Work to do – Extract all lines in the data that contain the word "this".

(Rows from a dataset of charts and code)
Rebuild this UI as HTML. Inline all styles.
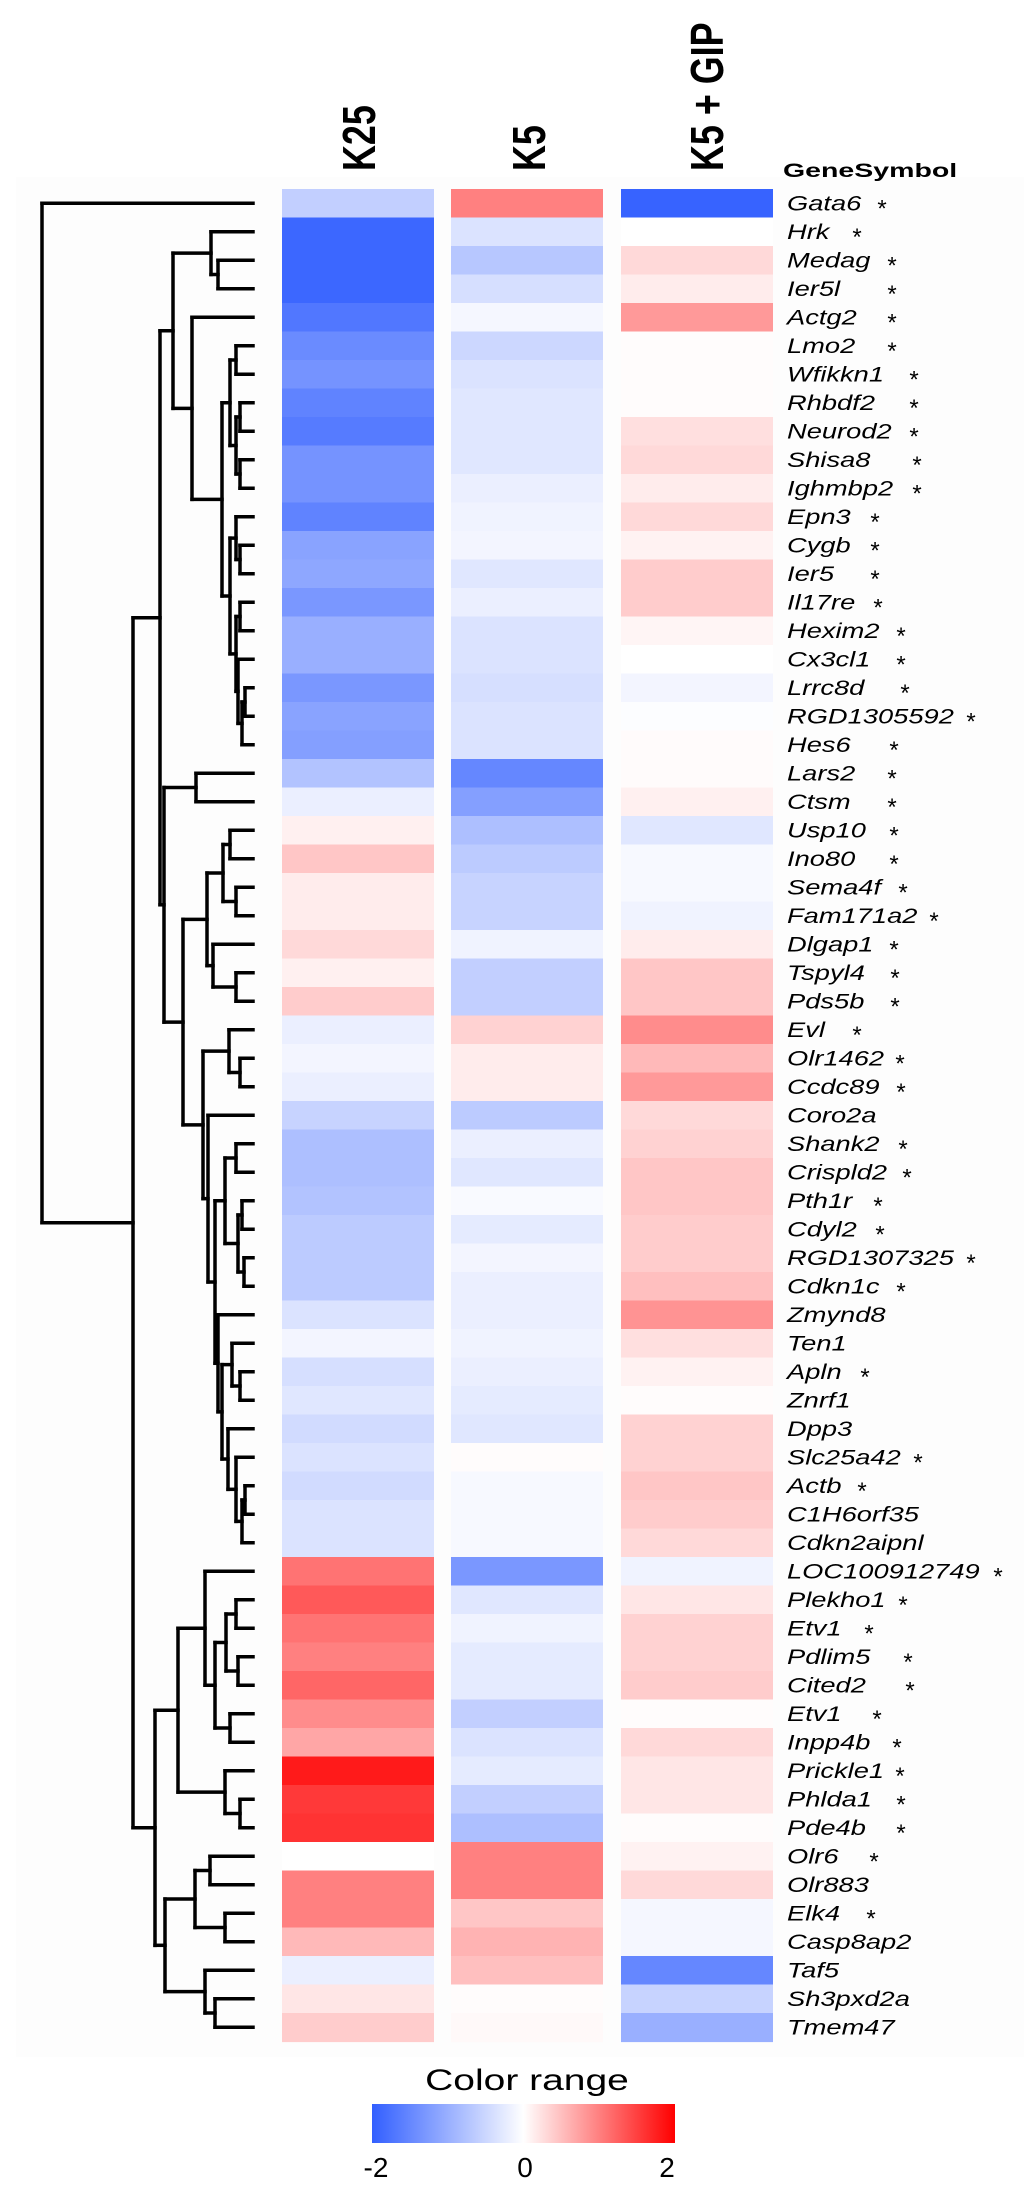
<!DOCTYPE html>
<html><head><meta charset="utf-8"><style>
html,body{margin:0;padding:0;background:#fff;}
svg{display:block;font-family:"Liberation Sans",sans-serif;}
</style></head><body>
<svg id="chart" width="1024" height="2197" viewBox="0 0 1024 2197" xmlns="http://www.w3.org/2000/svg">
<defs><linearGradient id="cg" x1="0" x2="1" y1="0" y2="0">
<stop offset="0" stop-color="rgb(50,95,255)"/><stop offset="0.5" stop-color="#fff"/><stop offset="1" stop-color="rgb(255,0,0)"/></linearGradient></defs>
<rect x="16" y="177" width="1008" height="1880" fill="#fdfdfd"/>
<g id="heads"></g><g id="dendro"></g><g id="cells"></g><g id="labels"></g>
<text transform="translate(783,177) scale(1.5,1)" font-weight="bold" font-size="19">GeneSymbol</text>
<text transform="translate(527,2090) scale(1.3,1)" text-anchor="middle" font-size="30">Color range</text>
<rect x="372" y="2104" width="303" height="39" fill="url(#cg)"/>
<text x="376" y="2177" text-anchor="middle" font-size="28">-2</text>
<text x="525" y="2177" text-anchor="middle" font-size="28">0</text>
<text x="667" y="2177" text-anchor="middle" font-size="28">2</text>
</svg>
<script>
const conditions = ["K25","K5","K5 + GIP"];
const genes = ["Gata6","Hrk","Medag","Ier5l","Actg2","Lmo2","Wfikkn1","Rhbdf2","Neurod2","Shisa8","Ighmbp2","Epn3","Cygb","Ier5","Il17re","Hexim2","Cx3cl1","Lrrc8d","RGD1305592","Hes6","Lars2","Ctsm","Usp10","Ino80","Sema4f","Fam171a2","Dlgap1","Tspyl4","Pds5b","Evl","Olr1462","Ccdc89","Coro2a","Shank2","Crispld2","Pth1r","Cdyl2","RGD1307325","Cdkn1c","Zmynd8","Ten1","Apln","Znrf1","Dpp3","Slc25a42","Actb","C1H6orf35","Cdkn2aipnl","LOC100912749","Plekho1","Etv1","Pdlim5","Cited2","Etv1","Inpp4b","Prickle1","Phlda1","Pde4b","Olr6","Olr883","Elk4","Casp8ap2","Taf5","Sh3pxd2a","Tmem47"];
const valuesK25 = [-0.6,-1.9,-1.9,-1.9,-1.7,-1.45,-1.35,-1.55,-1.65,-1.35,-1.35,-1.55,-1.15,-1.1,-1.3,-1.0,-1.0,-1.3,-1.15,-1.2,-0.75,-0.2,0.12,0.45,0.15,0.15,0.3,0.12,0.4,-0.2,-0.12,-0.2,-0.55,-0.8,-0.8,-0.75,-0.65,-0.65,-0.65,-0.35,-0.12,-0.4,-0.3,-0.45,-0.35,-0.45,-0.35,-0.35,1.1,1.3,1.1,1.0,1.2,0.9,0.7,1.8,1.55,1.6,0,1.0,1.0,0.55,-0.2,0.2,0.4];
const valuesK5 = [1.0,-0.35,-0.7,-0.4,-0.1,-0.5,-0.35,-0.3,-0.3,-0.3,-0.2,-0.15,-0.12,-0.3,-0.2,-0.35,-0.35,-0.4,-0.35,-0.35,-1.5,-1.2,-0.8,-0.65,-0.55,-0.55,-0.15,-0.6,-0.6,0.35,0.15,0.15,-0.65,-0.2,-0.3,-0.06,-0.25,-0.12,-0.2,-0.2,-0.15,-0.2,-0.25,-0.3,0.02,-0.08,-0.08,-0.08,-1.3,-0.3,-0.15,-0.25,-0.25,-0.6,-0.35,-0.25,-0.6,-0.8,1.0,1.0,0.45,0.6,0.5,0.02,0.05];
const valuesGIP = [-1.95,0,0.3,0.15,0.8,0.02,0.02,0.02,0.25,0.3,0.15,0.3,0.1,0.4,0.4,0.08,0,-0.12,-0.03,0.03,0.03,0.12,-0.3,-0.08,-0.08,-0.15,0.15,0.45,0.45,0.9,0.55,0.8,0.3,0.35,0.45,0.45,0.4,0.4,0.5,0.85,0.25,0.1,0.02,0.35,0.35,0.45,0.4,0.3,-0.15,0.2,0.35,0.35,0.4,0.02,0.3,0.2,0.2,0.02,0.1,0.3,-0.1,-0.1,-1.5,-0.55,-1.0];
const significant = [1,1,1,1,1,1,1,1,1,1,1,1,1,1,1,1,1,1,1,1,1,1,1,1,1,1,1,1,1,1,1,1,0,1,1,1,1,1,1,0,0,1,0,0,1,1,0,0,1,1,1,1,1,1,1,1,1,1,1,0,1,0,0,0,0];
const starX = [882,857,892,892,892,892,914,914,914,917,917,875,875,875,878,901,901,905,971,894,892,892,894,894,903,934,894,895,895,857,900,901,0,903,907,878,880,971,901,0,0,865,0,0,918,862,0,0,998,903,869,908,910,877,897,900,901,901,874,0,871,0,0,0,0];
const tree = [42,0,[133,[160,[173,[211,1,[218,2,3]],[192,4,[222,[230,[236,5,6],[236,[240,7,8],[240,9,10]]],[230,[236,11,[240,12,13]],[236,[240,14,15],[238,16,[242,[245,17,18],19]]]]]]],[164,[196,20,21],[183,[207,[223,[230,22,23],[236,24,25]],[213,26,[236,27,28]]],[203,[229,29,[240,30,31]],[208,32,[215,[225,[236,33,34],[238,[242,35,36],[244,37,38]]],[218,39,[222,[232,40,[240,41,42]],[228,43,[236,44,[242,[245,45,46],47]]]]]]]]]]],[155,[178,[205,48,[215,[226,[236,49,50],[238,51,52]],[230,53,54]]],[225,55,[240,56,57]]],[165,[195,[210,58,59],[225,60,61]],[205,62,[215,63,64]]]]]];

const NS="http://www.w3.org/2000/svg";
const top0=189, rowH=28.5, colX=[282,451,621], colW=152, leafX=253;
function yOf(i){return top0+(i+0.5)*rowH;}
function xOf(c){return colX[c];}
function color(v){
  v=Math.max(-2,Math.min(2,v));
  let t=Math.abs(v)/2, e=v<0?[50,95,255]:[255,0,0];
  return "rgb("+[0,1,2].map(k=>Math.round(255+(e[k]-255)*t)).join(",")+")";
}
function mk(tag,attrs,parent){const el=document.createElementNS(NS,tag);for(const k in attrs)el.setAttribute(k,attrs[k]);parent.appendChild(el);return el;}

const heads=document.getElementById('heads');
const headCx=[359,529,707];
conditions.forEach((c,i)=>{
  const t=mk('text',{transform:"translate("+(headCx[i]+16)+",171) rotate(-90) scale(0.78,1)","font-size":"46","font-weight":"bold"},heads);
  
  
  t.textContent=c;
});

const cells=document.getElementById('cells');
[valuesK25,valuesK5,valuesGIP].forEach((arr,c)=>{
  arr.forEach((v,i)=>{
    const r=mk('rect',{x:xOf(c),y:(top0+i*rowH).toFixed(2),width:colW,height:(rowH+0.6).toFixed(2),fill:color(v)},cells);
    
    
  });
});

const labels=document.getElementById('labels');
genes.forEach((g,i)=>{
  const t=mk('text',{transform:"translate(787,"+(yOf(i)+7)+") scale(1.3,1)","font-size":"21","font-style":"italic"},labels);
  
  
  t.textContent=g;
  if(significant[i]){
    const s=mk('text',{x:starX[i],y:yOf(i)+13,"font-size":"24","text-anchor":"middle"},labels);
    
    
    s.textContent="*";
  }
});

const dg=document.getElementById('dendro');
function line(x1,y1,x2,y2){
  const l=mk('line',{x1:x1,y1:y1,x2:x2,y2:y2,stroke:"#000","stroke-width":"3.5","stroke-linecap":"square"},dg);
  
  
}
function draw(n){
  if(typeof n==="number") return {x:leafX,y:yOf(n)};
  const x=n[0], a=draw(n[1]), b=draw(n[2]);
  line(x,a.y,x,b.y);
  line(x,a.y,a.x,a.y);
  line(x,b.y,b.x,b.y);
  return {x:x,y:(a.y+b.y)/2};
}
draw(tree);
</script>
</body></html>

* * *

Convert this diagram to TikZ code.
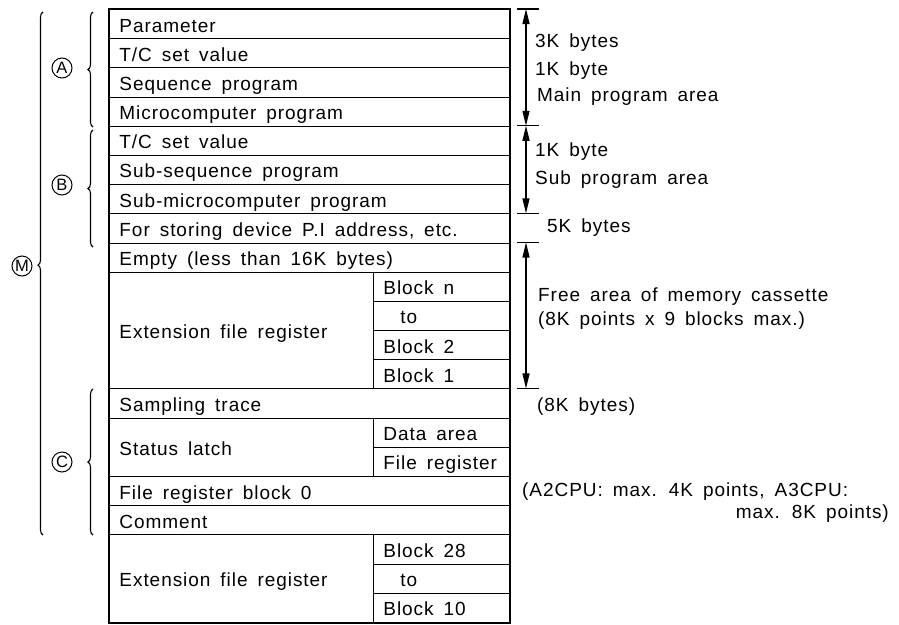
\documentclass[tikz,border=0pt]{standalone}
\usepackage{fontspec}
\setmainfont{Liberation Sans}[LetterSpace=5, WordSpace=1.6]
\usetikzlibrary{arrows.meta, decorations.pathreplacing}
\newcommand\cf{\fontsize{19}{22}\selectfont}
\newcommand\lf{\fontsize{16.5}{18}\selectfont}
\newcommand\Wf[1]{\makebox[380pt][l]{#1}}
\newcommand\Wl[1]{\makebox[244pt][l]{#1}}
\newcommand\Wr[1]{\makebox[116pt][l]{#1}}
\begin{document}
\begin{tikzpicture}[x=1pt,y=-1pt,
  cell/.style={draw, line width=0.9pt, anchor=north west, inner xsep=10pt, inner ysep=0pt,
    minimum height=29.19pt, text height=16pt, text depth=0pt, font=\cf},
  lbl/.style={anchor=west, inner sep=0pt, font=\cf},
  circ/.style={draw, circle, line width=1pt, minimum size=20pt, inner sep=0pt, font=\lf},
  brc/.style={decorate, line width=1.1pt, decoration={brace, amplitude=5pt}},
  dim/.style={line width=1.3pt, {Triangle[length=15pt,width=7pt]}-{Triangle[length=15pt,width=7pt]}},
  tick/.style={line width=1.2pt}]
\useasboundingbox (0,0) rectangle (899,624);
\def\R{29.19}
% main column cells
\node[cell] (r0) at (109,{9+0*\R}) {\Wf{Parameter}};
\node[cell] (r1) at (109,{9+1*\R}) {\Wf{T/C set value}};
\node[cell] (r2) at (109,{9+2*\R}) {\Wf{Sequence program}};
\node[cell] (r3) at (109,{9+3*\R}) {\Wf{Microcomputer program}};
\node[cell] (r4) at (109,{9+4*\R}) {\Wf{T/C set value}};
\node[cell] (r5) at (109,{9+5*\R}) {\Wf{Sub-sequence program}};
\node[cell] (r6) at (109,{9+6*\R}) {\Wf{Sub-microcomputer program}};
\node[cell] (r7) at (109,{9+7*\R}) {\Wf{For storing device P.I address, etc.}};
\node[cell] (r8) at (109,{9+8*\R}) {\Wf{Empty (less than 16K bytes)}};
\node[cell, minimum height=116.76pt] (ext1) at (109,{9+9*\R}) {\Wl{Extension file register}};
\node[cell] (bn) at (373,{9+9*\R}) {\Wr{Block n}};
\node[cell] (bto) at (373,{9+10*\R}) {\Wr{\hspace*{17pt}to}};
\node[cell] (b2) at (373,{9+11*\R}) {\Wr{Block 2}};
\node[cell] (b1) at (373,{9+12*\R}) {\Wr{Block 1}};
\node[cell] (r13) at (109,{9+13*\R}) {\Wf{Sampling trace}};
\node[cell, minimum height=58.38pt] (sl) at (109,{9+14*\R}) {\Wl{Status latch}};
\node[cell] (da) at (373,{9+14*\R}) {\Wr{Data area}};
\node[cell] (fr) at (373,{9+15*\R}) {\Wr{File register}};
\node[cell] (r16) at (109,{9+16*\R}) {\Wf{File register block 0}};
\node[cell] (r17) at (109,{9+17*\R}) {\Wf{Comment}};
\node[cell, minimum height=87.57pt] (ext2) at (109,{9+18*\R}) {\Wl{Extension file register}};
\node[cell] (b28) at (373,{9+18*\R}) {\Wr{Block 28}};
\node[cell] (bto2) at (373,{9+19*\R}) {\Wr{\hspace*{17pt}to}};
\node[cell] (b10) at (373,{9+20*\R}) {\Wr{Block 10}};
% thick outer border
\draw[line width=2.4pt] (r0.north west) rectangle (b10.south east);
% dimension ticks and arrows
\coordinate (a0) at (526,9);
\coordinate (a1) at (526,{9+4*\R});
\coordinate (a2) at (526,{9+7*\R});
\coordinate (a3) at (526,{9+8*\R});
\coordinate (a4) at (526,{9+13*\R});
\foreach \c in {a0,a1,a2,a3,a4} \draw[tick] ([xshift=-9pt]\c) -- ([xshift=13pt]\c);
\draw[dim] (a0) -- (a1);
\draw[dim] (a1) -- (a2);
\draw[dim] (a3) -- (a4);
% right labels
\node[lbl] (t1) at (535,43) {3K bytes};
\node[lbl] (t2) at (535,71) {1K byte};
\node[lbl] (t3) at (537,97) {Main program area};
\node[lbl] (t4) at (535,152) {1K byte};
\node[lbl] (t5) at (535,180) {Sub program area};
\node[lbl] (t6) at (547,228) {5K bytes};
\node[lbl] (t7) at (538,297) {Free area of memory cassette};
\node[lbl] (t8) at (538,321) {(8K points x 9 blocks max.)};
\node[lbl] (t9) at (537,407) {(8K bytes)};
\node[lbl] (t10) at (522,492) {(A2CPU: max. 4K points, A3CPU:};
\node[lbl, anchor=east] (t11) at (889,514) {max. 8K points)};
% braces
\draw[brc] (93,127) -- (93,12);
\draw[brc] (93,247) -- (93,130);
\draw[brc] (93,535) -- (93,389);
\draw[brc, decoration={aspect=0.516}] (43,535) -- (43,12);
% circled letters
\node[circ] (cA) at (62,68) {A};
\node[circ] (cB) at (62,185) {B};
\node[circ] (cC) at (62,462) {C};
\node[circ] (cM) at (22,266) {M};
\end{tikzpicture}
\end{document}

Written reply –
Rebuild this UI as HTML. Inline all styles.
Convert this diagram to TikZ code.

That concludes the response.